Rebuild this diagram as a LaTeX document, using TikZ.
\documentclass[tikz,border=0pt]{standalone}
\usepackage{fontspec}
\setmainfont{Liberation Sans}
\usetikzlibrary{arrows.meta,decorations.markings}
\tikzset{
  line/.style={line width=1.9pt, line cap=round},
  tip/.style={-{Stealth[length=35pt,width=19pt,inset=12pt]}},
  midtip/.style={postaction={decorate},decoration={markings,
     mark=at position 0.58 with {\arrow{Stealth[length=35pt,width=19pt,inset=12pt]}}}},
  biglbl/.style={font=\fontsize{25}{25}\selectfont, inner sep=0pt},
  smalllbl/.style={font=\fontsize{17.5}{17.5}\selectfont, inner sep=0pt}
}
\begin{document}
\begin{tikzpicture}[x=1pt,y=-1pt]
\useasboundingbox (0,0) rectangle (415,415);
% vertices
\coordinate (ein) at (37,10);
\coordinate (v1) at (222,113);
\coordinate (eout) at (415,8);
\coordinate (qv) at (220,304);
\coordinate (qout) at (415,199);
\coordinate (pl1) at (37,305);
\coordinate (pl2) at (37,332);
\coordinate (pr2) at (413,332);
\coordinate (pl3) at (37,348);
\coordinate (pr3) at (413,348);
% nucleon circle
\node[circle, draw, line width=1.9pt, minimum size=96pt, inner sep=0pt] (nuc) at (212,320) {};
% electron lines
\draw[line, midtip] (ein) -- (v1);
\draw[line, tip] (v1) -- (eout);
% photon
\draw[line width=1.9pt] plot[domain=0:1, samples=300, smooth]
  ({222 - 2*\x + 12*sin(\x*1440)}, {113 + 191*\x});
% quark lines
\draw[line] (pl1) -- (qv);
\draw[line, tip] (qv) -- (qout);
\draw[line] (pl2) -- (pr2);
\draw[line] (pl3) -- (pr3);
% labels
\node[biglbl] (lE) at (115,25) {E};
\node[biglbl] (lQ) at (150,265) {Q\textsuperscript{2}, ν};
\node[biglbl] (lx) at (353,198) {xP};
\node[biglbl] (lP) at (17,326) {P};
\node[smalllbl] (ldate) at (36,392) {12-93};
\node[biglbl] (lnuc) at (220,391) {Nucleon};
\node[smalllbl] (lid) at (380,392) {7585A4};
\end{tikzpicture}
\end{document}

....................

__AIM OF THE TASK__: Return all of the data precisely as it appears.

__WORKED ANSWER__:
Rebuild this diagram as a LaTeX document, using TikZ.
\documentclass[tikz,border=0pt]{standalone}
\usepackage{fontspec}
\setmainfont{Liberation Sans}
\usetikzlibrary{arrows.meta,decorations.markings}
\tikzset{
  line/.style={line width=1.9pt, line cap=round},
  tip/.style={-{Stealth[length=35pt,width=19pt,inset=12pt]}},
  midtip/.style={postaction={decorate},decoration={markings,
     mark=at position 0.58 with {\arrow{Stealth[length=35pt,width=19pt,inset=12pt]}}}},
  biglbl/.style={font=\fontsize{25}{25}\selectfont, inner sep=0pt},
  smalllbl/.style={font=\fontsize{17.5}{17.5}\selectfont, inner sep=0pt}
}
\begin{document}
\begin{tikzpicture}[x=1pt,y=-1pt]
\useasboundingbox (0,0) rectangle (415,415);
% vertices
\coordinate (ein) at (37,10);
\coordinate (v1) at (222,113);
\coordinate (eout) at (415,8);
\coordinate (qv) at (220,304);
\coordinate (qout) at (415,199);
\coordinate (pl1) at (37,305);
\coordinate (pl2) at (37,332);
\coordinate (pr2) at (413,332);
\coordinate (pl3) at (37,348);
\coordinate (pr3) at (413,348);
% nucleon circle
\node[circle, draw, line width=1.9pt, minimum size=96pt, inner sep=0pt] (nuc) at (212,320) {};
% electron lines
\draw[line, midtip] (ein) -- (v1);
\draw[line, tip] (v1) -- (eout);
% photon
\draw[line width=1.9pt] plot[domain=0:1, samples=300, smooth]
  ({222 - 2*\x + 12*sin(\x*1440)}, {113 + 191*\x});
% quark lines
\draw[line] (pl1) -- (qv);
\draw[line, tip] (qv) -- (qout);
\draw[line] (pl2) -- (pr2);
\draw[line] (pl3) -- (pr3);
% labels
\node[biglbl] (lE) at (115,25) {E};
\node[biglbl] (lQ) at (150,265) {Q\textsuperscript{2}, ν};
\node[biglbl] (lx) at (353,198) {xP};
\node[biglbl] (lP) at (17,326) {P};
\node[smalllbl] (ldate) at (36,392) {12-93};
\node[biglbl] (lnuc) at (220,391) {Nucleon};
\node[smalllbl] (lid) at (380,392) {7585A4};
\end{tikzpicture}
\end{document}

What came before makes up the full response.